## START AVAILABLE DATA
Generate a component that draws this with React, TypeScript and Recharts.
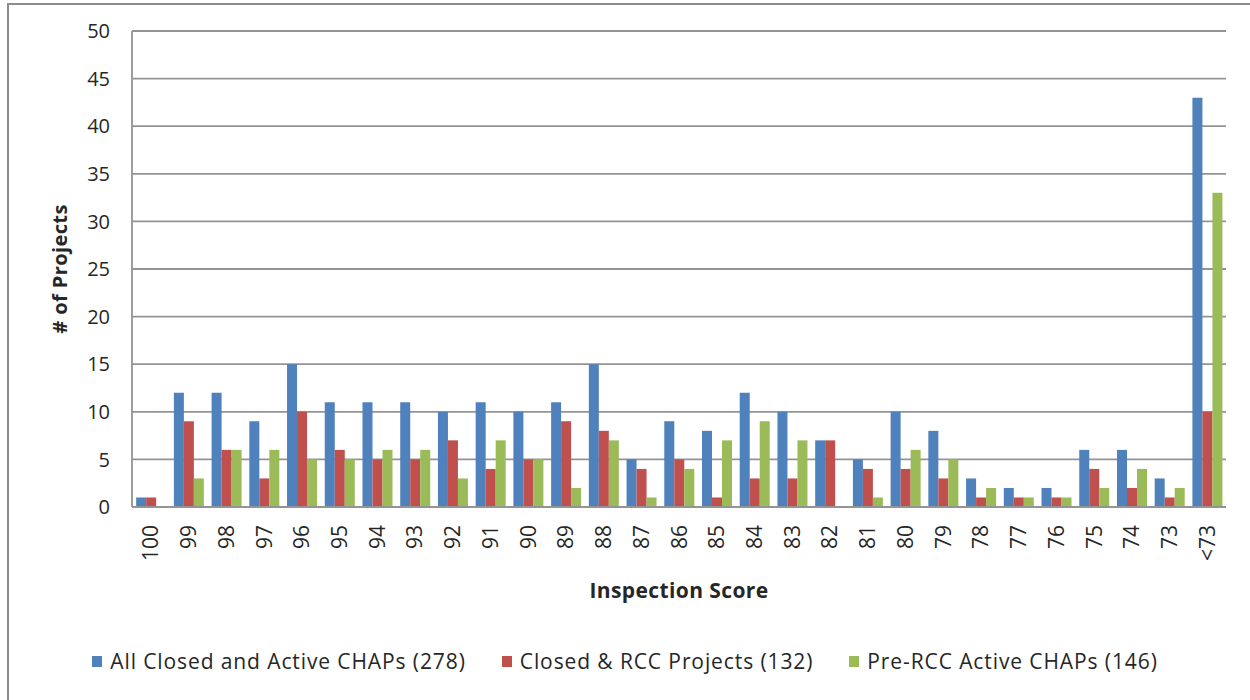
import { BarChart, Bar, XAxis, YAxis, CartesianGrid, Legend, Label } from "recharts";

const scores = ["100", "99", "98", "97", "96", "95", "94", "93", "92", "91", "90", "89", "88", "87", "86", "85", "84", "83", "82", "81", "80", "79", "78", "77", "76", "75", "74", "73", "<73"];
const allClosedActive = [1, 12, 12, 9, 15, 11, 11, 11, 10, 11, 10, 11, 15, 5, 9, 8, 12, 10, 7, 5, 10, 8, 3, 2, 2, 6, 6, 3, 43];
const closedRcc = [1, 9, 6, 3, 10, 6, 5, 5, 7, 4, 5, 9, 8, 4, 5, 1, 3, 3, 7, 4, 4, 3, 1, 1, 1, 4, 2, 1, 10];
const preRccActive = [0, 3, 6, 6, 5, 5, 6, 6, 3, 7, 5, 2, 7, 1, 4, 7, 9, 7, 0, 1, 6, 5, 2, 1, 1, 2, 4, 2, 33];
const yTicks = [0, 5, 10, 15, 20, 25, 30, 35, 40, 45, 50];

const FONT = "'Open Sans', 'DejaVu Sans', sans-serif";
const TEXT = "#262626";

const data = scores.map((s, i) => ({
  score: s,
  all: allClosedActive[i],
  closed: closedRcc[i],
  pre: preRccActive[i],
}));

function XTick({ x, y, payload }: any) {
  return (
    <g transform={`translate(${x},${y})`}>
      <text transform="rotate(-90)" x={-16} y={0} dy="0.36em" textAnchor="end" fill={TEXT} fontSize={21} fontFamily={FONT}>
        {payload.value}
      </text>
    </g>
  );
}

function LegendBox({ payload }: any) {
  return (
    <div style={{ display: "flex", justifyContent: "center", gap: 36, fontFamily: FONT, fontSize: 21, letterSpacing: 0.9, color: TEXT }}>
      {(payload || []).map((p: any) => (
        <div key={p.value} style={{ display: "flex", alignItems: "center" }}>
          <span style={{ width: 10, height: 11, background: p.color, marginRight: 8, display: "inline-block" }} />
          <span>{p.value}</span>
        </div>
      ))}
    </div>
  );
}

export default function App() {
  return (
    <div style={{ position: "absolute", left: 0, top: 0, width: 1250, height: 700, background: "#fff", overflow: "hidden" }}>
      <div style={{ position: "absolute", left: 7, top: 3, width: 1260, height: 710, borderLeft: "2px solid #8c8c8c", borderTop: "2px solid #8c8c8c" }} />
      <BarChart
        width={1250}
        height={700}
        data={data}
        margin={{ top: 31, right: 24, left: 0, bottom: 0 }}
        barCategoryGap="11%"
        barGap={0}
      >
        <CartesianGrid vertical={false} stroke="#949494" strokeWidth={1.8} />
        <XAxis
          dataKey="score"
          height={193}
          interval={0}
          tickLine={false}
          tickSize={0}
          stroke="#949494"
          strokeWidth={1.8}
          tick={<XTick />}
        >
          <Label
            value="Inspection Score"
            position="insideTop"
            offset={76}
            fill={TEXT}
            fontSize={21}
            fontWeight="bold"
            fontFamily={FONT}
            letterSpacing={0.4}
          />
        </XAxis>
        <YAxis
          width={132}
          domain={[0, 50]}
          ticks={yTicks}
          interval={0}
          tickLine={false}
          tickSize={0}
          tickMargin={22}
          stroke="#949494"
          strokeWidth={1.8}
          tick={{ fill: TEXT, fontSize: 20, fontFamily: FONT }}
        >
          <Label
            value="# of Projects"
            position="center"
            angle={-90}
            dx={-6}
            dy={0}
            fill={TEXT}
            fontSize={20}
            fontWeight="bold"
            fontFamily={FONT}
            letterSpacing={0.4}
          />
        </YAxis>
        <Legend
          layout="horizontal"
          verticalAlign="middle"
          align="center"
          content={<LegendBox />}
          wrapperStyle={{ top: 647, left: 0, width: 1250 }}
        />
        <Bar dataKey="all" name="All Closed and Active CHAPs (278)" fill="#4f81bd" isAnimationActive={false} />
        <Bar dataKey="closed" name="Closed & RCC Projects (132)" fill="#c0504d" isAnimationActive={false} />
        <Bar dataKey="pre" name="Pre-RCC Active CHAPs (146)" fill="#9bbb59" isAnimationActive={false} />
      </BarChart>
    </div>
  );
}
## END AVAILABLE DATA
Copy out all of the data word for word. Do not carry over any picture.

## RESULT
Generate a component that draws this with React, TypeScript and Recharts.
import { BarChart, Bar, XAxis, YAxis, CartesianGrid, Legend, Label } from "recharts";

const scores = ["100", "99", "98", "97", "96", "95", "94", "93", "92", "91", "90", "89", "88", "87", "86", "85", "84", "83", "82", "81", "80", "79", "78", "77", "76", "75", "74", "73", "<73"];
const allClosedActive = [1, 12, 12, 9, 15, 11, 11, 11, 10, 11, 10, 11, 15, 5, 9, 8, 12, 10, 7, 5, 10, 8, 3, 2, 2, 6, 6, 3, 43];
const closedRcc = [1, 9, 6, 3, 10, 6, 5, 5, 7, 4, 5, 9, 8, 4, 5, 1, 3, 3, 7, 4, 4, 3, 1, 1, 1, 4, 2, 1, 10];
const preRccActive = [0, 3, 6, 6, 5, 5, 6, 6, 3, 7, 5, 2, 7, 1, 4, 7, 9, 7, 0, 1, 6, 5, 2, 1, 1, 2, 4, 2, 33];
const yTicks = [0, 5, 10, 15, 20, 25, 30, 35, 40, 45, 50];

const FONT = "'Open Sans', 'DejaVu Sans', sans-serif";
const TEXT = "#262626";

const data = scores.map((s, i) => ({
  score: s,
  all: allClosedActive[i],
  closed: closedRcc[i],
  pre: preRccActive[i],
}));

function XTick({ x, y, payload }: any) {
  return (
    <g transform={`translate(${x},${y})`}>
      <text transform="rotate(-90)" x={-16} y={0} dy="0.36em" textAnchor="end" fill={TEXT} fontSize={21} fontFamily={FONT}>
        {payload.value}
      </text>
    </g>
  );
}

function LegendBox({ payload }: any) {
  return (
    <div style={{ display: "flex", justifyContent: "center", gap: 36, fontFamily: FONT, fontSize: 21, letterSpacing: 0.9, color: TEXT }}>
      {(payload || []).map((p: any) => (
        <div key={p.value} style={{ display: "flex", alignItems: "center" }}>
          <span style={{ width: 10, height: 11, background: p.color, marginRight: 8, display: "inline-block" }} />
          <span>{p.value}</span>
        </div>
      ))}
    </div>
  );
}

export default function App() {
  return (
    <div style={{ position: "absolute", left: 0, top: 0, width: 1250, height: 700, background: "#fff", overflow: "hidden" }}>
      <div style={{ position: "absolute", left: 7, top: 3, width: 1260, height: 710, borderLeft: "2px solid #8c8c8c", borderTop: "2px solid #8c8c8c" }} />
      <BarChart
        width={1250}
        height={700}
        data={data}
        margin={{ top: 31, right: 24, left: 0, bottom: 0 }}
        barCategoryGap="11%"
        barGap={0}
      >
        <CartesianGrid vertical={false} stroke="#949494" strokeWidth={1.8} />
        <XAxis
          dataKey="score"
          height={193}
          interval={0}
          tickLine={false}
          tickSize={0}
          stroke="#949494"
          strokeWidth={1.8}
          tick={<XTick />}
        >
          <Label
            value="Inspection Score"
            position="insideTop"
            offset={76}
            fill={TEXT}
            fontSize={21}
            fontWeight="bold"
            fontFamily={FONT}
            letterSpacing={0.4}
          />
        </XAxis>
        <YAxis
          width={132}
          domain={[0, 50]}
          ticks={yTicks}
          interval={0}
          tickLine={false}
          tickSize={0}
          tickMargin={22}
          stroke="#949494"
          strokeWidth={1.8}
          tick={{ fill: TEXT, fontSize: 20, fontFamily: FONT }}
        >
          <Label
            value="# of Projects"
            position="center"
            angle={-90}
            dx={-6}
            dy={0}
            fill={TEXT}
            fontSize={20}
            fontWeight="bold"
            fontFamily={FONT}
            letterSpacing={0.4}
          />
        </YAxis>
        <Legend
          layout="horizontal"
          verticalAlign="middle"
          align="center"
          content={<LegendBox />}
          wrapperStyle={{ top: 647, left: 0, width: 1250 }}
        />
        <Bar dataKey="all" name="All Closed and Active CHAPs (278)" fill="#4f81bd" isAnimationActive={false} />
        <Bar dataKey="closed" name="Closed & RCC Projects (132)" fill="#c0504d" isAnimationActive={false} />
        <Bar dataKey="pre" name="Pre-RCC Active CHAPs (146)" fill="#9bbb59" isAnimationActive={false} />
      </BarChart>
    </div>
  );
}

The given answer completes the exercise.